Purge-On-Write
Automatic cleanup of orphaned splits and old transaction logs during writes.
Configuration
// Enable purge-on-write
spark.conf.set("spark.indextables.purgeOnWrite.enabled", "true")
// Run after merge-on-write
spark.conf.set("spark.indextables.purgeOnWrite.triggerAfterMerge", "true")
// Run after N writes (0 = disabled)
spark.conf.set("spark.indextables.purgeOnWrite.triggerAfterWrites", "10")
// Retention periods
spark.conf.set("spark.indextables.purgeOnWrite.splitRetentionHours", "168") // 7 days
spark.conf.set("spark.indextables.purgeOnWrite.txLogRetentionHours", "720") // 30 days
Trigger Modes
- After merge-on-write: Runs automatically after each merge
- After N writes: Runs after configured number of writes
Usage
// Complete automatic table hygiene
df.write
.format("io.indextables.spark.core.IndexTables4SparkTableProvider")

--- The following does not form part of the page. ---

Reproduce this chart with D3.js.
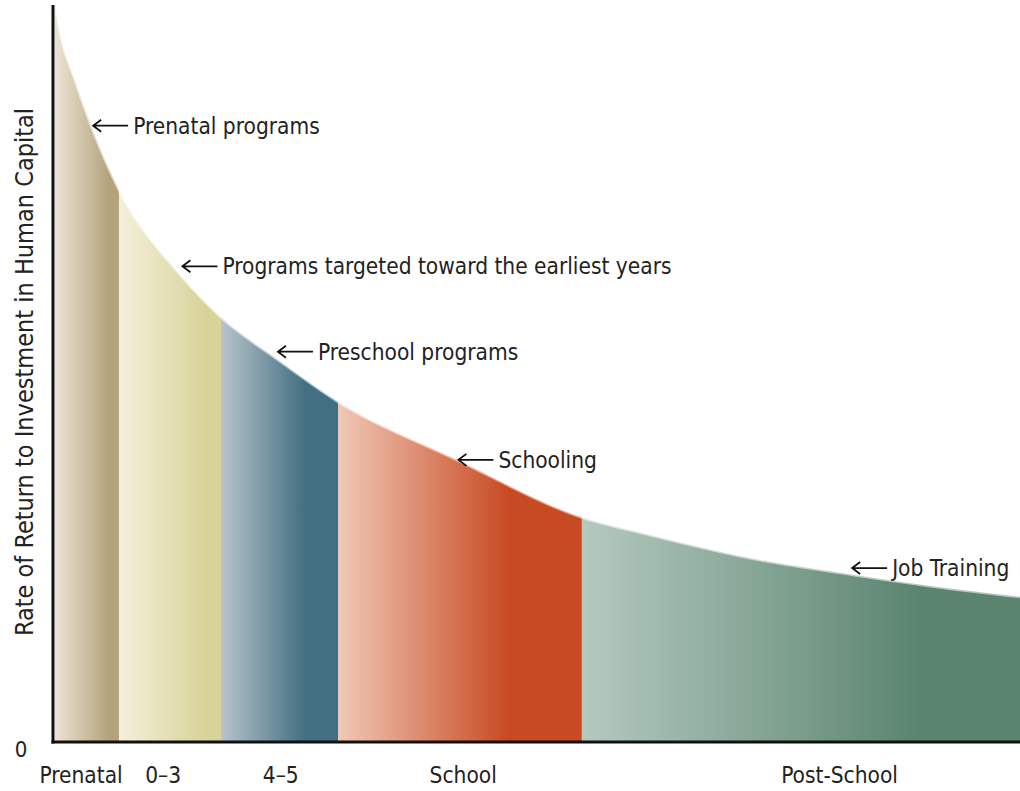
<!DOCTYPE html>
<html>
<head>
<meta charset="utf-8">
<script src="https://cdn.jsdelivr.net/npm/d3@7"></script>
<style>
  html, body { margin: 0; padding: 0; background: #fff; }
  svg { display: block; }
  text { font-family: "DejaVu Sans Condensed", "DejaVu Sans", sans-serif; fill: #222; }
</style>
</head>
<body>
<svg id="chart" width="1020" height="791"></svg>
<script>
// ---- Data ----
// Position along the life cycle (0 = conception, 100 = end of working life, arbitrary units)
const stageX  = [0, 0.52, 2.07, 3.4, 6.63, 12.8, 17.2, 23.1, 29.33, 41.66, 54.6, 61.66, 73.06, 82.69, 91.7, 100];
// Rate of return (relative units, 0-100)
const returns = [100, 96.2, 89.8, 84.8, 74.9, 63.6, 57.6, 51.8, 46.1, 38.2, 30.4, 28.0, 24.6, 22.6, 20.9, 19.6];

const stageNames     = ["Prenatal", "0\u20133", "4\u20135", "School", "Post-School"];
const stageBounds    = [0, 6.63, 17.2, 29.33, 54.6, 100];
const stageLabelPos  = [2.7, 11.2, 23.4, 42.3, 81.3];
const stageLightCol  = ["#ece4d5", "#f4f0dc", "#b9c4cc", "#f0c9b6", "#b5cabf"];
const stageDarkCol   = ["#b3a37b", "#d8d399", "#426f81", "#c84a23", "#5a8470"];
const stageDarkStop  = [0.85, 0.85, 0.72, 0.7, 0.77];

const annotLabels = ["Prenatal programs", "Programs targeted toward the earliest years",
                     "Preschool programs", "Schooling", "Job Training"];
const annotX = [3.85, 13.1, 23.0, 41.7, 82.5];
const annotY = [83.6, 64.5, 52.9, 38.2, 23.5];

const yAxisTitle = "Rate of Return to Investment in Human Capital";
const yTickLabels = ["0"];

// ---- Layout ----
const svg = d3.select("#chart");
const margin = { left: 55, right: 0, top: 5, bottom: 50 };
const W = 1020, H = 791;

const x = d3.scaleLinear().domain([0, 100]).range([margin.left, W - margin.right]);
const y = d3.scaleLinear().domain([0, 100]).range([H - margin.bottom, margin.top]);

const pts = stageX.map((d, i) => ({ x: d, y: returns[i] }));

const area = d3.area()
  .x(d => x(d.x))
  .y0(y(0))
  .y1(d => y(d.y))
  .curve(d3.curveMonotoneX);

const line = d3.line()
  .x(d => x(d.x))
  .y(d => y(d.y))
  .curve(d3.curveMonotoneX);

const defs = svg.append("defs");
defs.append("clipPath").attr("id", "underCurve")
  .append("path").attr("d", area(pts));

stageNames.forEach((n, i) => {
  const g = defs.append("linearGradient")
    .attr("id", "grad" + i)
    .attr("x1", "0%").attr("x2", "100%").attr("y1", "0%").attr("y2", "0%");
  g.append("stop").attr("offset", "0%").attr("stop-color", stageLightCol[i]);
  g.append("stop").attr("offset", (stageDarkStop[i] * 100) + "%").attr("stop-color", stageDarkCol[i]);
  g.append("stop").attr("offset", "100%").attr("stop-color", stageDarkCol[i]);
});

const fills = svg.append("g").attr("clip-path", "url(#underCurve)");
fills.selectAll("rect")
  .data(stageNames)
  .join("rect")
  .attr("x", (d, i) => x(stageBounds[i]))
  .attr("width", (d, i) => x(stageBounds[i + 1]) - x(stageBounds[i]))
  .attr("y", y(100))
  .attr("height", y(0) - y(100))
  .attr("fill", (d, i) => "url(#grad" + i + ")");

// soft light edge along the curve
svg.append("path")
  .attr("d", line(pts))
  .attr("fill", "none")
  .attr("stroke", "#ffffff")
  .attr("stroke-opacity", 0.55)
  .attr("stroke-width", 3);

// ---- Axes ----
const xAxis = d3.axisBottom(x).tickValues([]).tickSizeOuter(0);
const gx = svg.append("g").attr("transform", `translate(0,${y(0) + 1})`).call(xAxis);
gx.select(".domain").attr("stroke", "#111").attr("stroke-width", 3)
  .attr("d", `M${x(0) - 3.5},0H${W}`);

const yAxis = d3.axisLeft(y).tickValues([]).tickSizeOuter(0);
const gy = svg.append("g").attr("transform", `translate(${x(0) - 2},0)`).call(yAxis);
gy.select(".domain").attr("stroke", "#111").attr("stroke-width", 3)
  .attr("d", `M0,${y(100)}V${y(0) + 2.5}`);

svg.append("text")
  .attr("x", 21).attr("y", y(0) + 16)
  .attr("text-anchor", "middle")
  .attr("font-size", 22)
  .text(yTickLabels[0]);

svg.append("text")
  .attr("transform", `translate(33,${(y(0) + y(100)) / 2 - 1}) rotate(-90)`)
  .attr("text-anchor", "middle")
  .attr("font-size", 25)
  .text(yAxisTitle);

svg.selectAll("text.stage")
  .data(stageNames)
  .join("text")
  .attr("class", "stage")
  .attr("x", (d, i) => x(stageLabelPos[i]))
  .attr("y", y(0) + 42)
  .attr("text-anchor", "middle")
  .attr("font-size", 22.5)
  .text(d => d);

// ---- Annotations ----
const ann = svg.selectAll("g.ann")
  .data(annotLabels)
  .join("g")
  .attr("class", "ann")
  .attr("transform", (d, i) => `translate(${x(annotX[i])},${y(annotY[i])})`);

ann.append("path")
  .attr("d", "M1,0H36M9,-6L1,0L9,6")
  .attr("fill", "none")
  .attr("stroke", "#111")
  .attr("stroke-width", 1.8);

ann.append("text")
  .attr("x", 41)
  .attr("y", 8)
  .attr("font-size", 22.5)
  .text(d => d);
</script>
</body>
</html>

.option("spark.indextables.mergeOnWrite.enabled", "true")
.option("spark.indextables.purgeOnWrite.enabled", "true")
.option("spark.indextables.purgeOnWrite.triggerAfterMerge", "true")
.option("spark.indextables.purgeOnWrite.triggerAfterWrites", "20")
.save("s3://bucket/path")
Safety Features
- Disabled by default
- Respects minimum retention periods
- Propagates credentials automatically
- Graceful failure handling (doesn't fail writes)
- Per-session counters (reset between sessions)
When to Use
- High-frequency write workloads
- Tables with frequent merge operations
- Long-running Spark applications
- Development/testing with rapid iteration